Et moi, est-ce que je produis de la violence symbolique ? Je suis actuellement plongé dans une enquête sur les relations entre les parents et l’école. Et ce que je lis à travers les très nombreux récits que j’ai pu récolter est assez glaçant. Les parents en prennent pour leur grade : laxisme, abrutissement numérique, consumérisme. Les enseignants, itou : rigidité pédagogique, propos humiliants, paranoïa vis-à-vis du monde extérieur. En somme, des deux côtés des grilles de l’école, semble prévaloir le même sentiment d’être soumis à une intense violence – au moins symbolique – émise par le camp adverse.
D’un esprit optimiste, je ne renonce pas néanmoins à dénicher des établissements où l’on résiste à la tentation de la vexation et du mépris réciproque. D’un esprit pragmatique, je considère par ailleurs que les rapports de force sont consubstantiels aux organisations humaines. Et que ce n’est pas forcément un mal. Je l’ai écrit plusieurs fois : la libération de la parole et des affects à laquelle nous assistons aujourd’hui est ni plus ni moins le parachèvement de notre grande aventure démocratique. Reste à gérer la part d’anarchie et de violence que cela induit.

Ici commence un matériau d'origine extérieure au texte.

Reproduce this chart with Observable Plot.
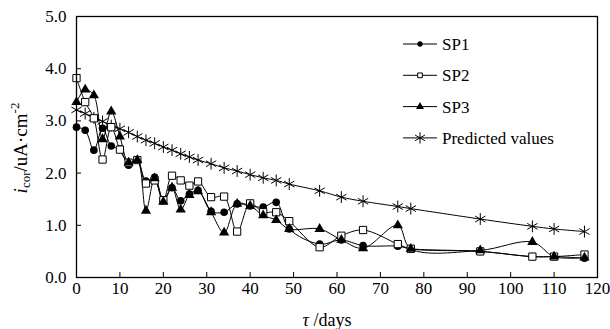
<!DOCTYPE html>
<html><head><meta charset="utf-8">
<script src="https://cdn.jsdelivr.net/npm/d3@7"></script>
<script src="https://cdn.jsdelivr.net/npm/@observablehq/plot@0.6"></script>
<style>
body{margin:0;background:#fff;}
#wrap{position:relative;width:610px;height:329px;font-family:"Liberation Serif","Times New Roman",serif;color:#000;}
#wrap svg, #wrap svg text{font-family:"Liberation Serif","Times New Roman",serif !important;}
.ov{position:absolute;white-space:nowrap;}
</style></head><body><div id="wrap"></div>
<script>
const days = [0,2,4,6,8,10,12,14,16,18,20,22,24,26,28,31,34,37,40,43,46,49,56,61,66,74,77,93,105,110,117];
const sp1 = [2.88,2.82,2.44,2.86,2.52,2.46,2.15,2.25,1.85,1.92,1.49,1.72,1.47,1.60,1.67,1.27,1.25,1.41,1.37,1.35,1.44,0.93,0.64,0.72,0.61,0.60,0.55,0.50,0.40,0.40,0.37];
const sp2 = [3.82,3.36,3.05,2.26,2.88,2.45,2.20,2.25,1.80,1.86,1.48,1.95,1.86,1.76,1.84,1.54,1.55,0.88,1.42,1.25,1.25,1.08,0.58,0.80,0.91,0.64,0.55,0.50,0.40,0.40,0.44];
const sp3 = [3.36,3.60,3.49,2.65,3.18,2.70,2.20,2.25,1.28,1.90,1.45,1.72,1.30,1.58,1.65,1.25,0.86,1.41,1.37,1.19,1.10,0.93,0.93,0.72,0.56,1.00,0.55,0.52,0.68,0.40,0.38];
const predicted = [3.21,3.14,3.06,2.99,2.91,2.85,2.78,2.70,2.63,2.57,2.50,2.44,2.37,2.31,2.25,2.18,2.10,2.04,1.97,1.91,1.86,1.79,1.66,1.54,1.46,1.36,1.32,1.12,0.98,0.93,0.88];
const xTicks = [0,10,20,30,40,50,60,70,80,90,100,110,120];
const yTicks = [0,1,2,3,4,5];
const seriesNames = ["SP1","SP2","SP3","Predicted values"];

const series = [sp1, sp2, sp3, predicted];
const rows = series.flatMap((vals, k) => days.map((d, i) => ({day: d, v: vals[i], s: seriesNames[k]})));
const sel = name => rows.filter(r => r.s === name);

const lineOpts = {x: "day", y: "v", stroke: "#000", strokeWidth: 1, curve: "catmull-rom"};
const chart = Plot.plot({
  width: 610, height: 329,
  marginLeft: 76, marginRight: 13, marginTop: 16, marginBottom: 52,
  style: {fontFamily: "Liberation Serif, Times New Roman, serif", fontSize: "16px", background: "#fff", color: "#000"},
  x: {domain: [0, 120]},
  y: {domain: [0, 5]},
  marks: [
    Plot.line(sel("Predicted values"), lineOpts),
    Plot.line(sel("SP1"), lineOpts),
    Plot.line(sel("SP2"), lineOpts),
    Plot.line(sel("SP3"), lineOpts),
    Plot.dot(sel("Predicted values"), {x: "day", y: "v", symbol: "asterisk", r: 5.6, stroke: "#000", strokeWidth: 1}),
    Plot.dot(sel("SP1"), {x: "day", y: "v", symbol: "circle", r: 3.8, fill: "#000", stroke: "none"}),
    Plot.dot(sel("SP2"), {x: "day", y: "v", symbol: "square", r: 4.1, fill: "#fff", stroke: "#000", strokeWidth: 1}),
    Plot.dot(sel("SP3"), {x: "day", y: "v", symbol: "triangle", r: 3.8, fill: "#000", stroke: "none"}),
    Plot.axisX({ticks: xTicks, tickSize: 0, tickPadding: 4, fontSize: 17, tickFormat: d => String(d), label: null}),
    Plot.axisX({ticks: xTicks, tickSize: 5, dy: -5, text: null, label: null, stroke: "#000"}),
    Plot.axisY({ticks: yTicks, tickSize: 0, tickPadding: 10, fontSize: 17, tickFormat: d => d.toFixed(1), label: null}),
    Plot.axisY({ticks: yTicks, tickSize: 5, dx: 5, text: null, label: null, stroke: "#000"}),
    Plot.frame({stroke: "#000", strokeWidth: 1.3})
  ]
});
const wrap = document.getElementById("wrap");
wrap.appendChild(chart);

// axis titles
const yt = document.createElement("div");
yt.className = "ov";
yt.style.cssText = "left:20px;top:148px;font-size:19px;transform:translate(-50%,-50%) rotate(-90deg);line-height:1;";
yt.innerHTML = '<i>i</i><sub style="font-size:13px;vertical-align:-3px">cor</sub>/uA·cm<sup style="font-size:13px;vertical-align:8px">-2</sup>';
wrap.appendChild(yt);
const xt = document.createElement("div");
xt.className = "ov";
xt.style.cssText = "left:327px;top:320px;font-size:18px;transform:translate(-50%,-50%);line-height:1;";
xt.innerHTML = '<i>τ</i> /days';
wrap.appendChild(xt);

// legend
const legSvg = d3.select(wrap).append("svg")
  .attr("width", 200).attr("height", 130)
  .style("position", "absolute").style("left", "400px").style("top", "28px");
const legSym = [
  {sym: d3.symbolCircle, size: 22, fill: "#000", stroke: "none"},
  {sym: d3.symbolSquare, size: 22, fill: "#fff", stroke: "#000"},
  {sym: d3.symbolTriangle, size: 28, fill: "#000", stroke: "none"},
  {sym: d3.symbolAsterisk, size: 90, fill: "none", stroke: "#000"}
];
seriesNames.forEach((name, i) => {
  const y = 16 + i * 31.3;
  const g = legSvg.append("g").attr("transform", `translate(0,${y})`);
  g.append("line").attr("x1", 3).attr("x2", 37).attr("y1", 0).attr("y2", 0).attr("stroke", "#000").attr("stroke-width", 1);
  g.append("path").attr("d", d3.symbol(legSym[i].sym, legSym[i].size)()).attr("transform", "translate(20,0)")
    .attr("fill", legSym[i].fill).attr("stroke", legSym[i].stroke).attr("stroke-width", 1);
  g.append("text").attr("x", 42).attr("y", 0).attr("dy", "0.35em").attr("font-size", 17).text(name);
});
</script></body></html>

A l’imposition des règles par l’autorité statutaire, doit se substituer un travail – harassant – de pédagogie. Un immense défi, a fortiori pour une institution, l’école, où, culturellement, la violence symbolique est partout. Dans le projet d’arrachement des enfants à leurs déterminismes. Mais également dans les rapports à la fois déférents et brutaux entre échelons hiérarchiques, statuts, corps de métier…
Cela dit, balayons devant notre porte. Dans un milieu se voulant très horizontal, le journalisme, le tutoiement confraternel ne garantit nullement la qualité des relations professionnelles. J’ai longtemps vice-présidé une association œuvrant pour la diversité dans les médias, dont les anciens bénéficiaires - des étudiants boursiers devenus journalistes - ont expliqué un jour à leurs anciens tuteurs qu’ils subissaient de leur part une violence symbolique paralysante. Les tuteurs en question ont vécu ce moment plus ou moins sereinement.
Pour ma part, tout en me défiant du risque d’enfermement de nos tutorés dans un rapport dominant/dominé, j’ai essayé d’en faire une source de questionnement sur ce que pouvait dégager le mâle-blanc-bourgeois-de-province-diplômé-de-Sciences-Po-Paris que je suis. Ce travail introspectif me nourrit. Sans que je puisse dire ce que j’aurais pu en tirer en situation puisque je n’ai jamais managé de journalistes à l’exception d’une expérience éphémère il y a plus de vingt ans. Sûrement maladroite au demeurant.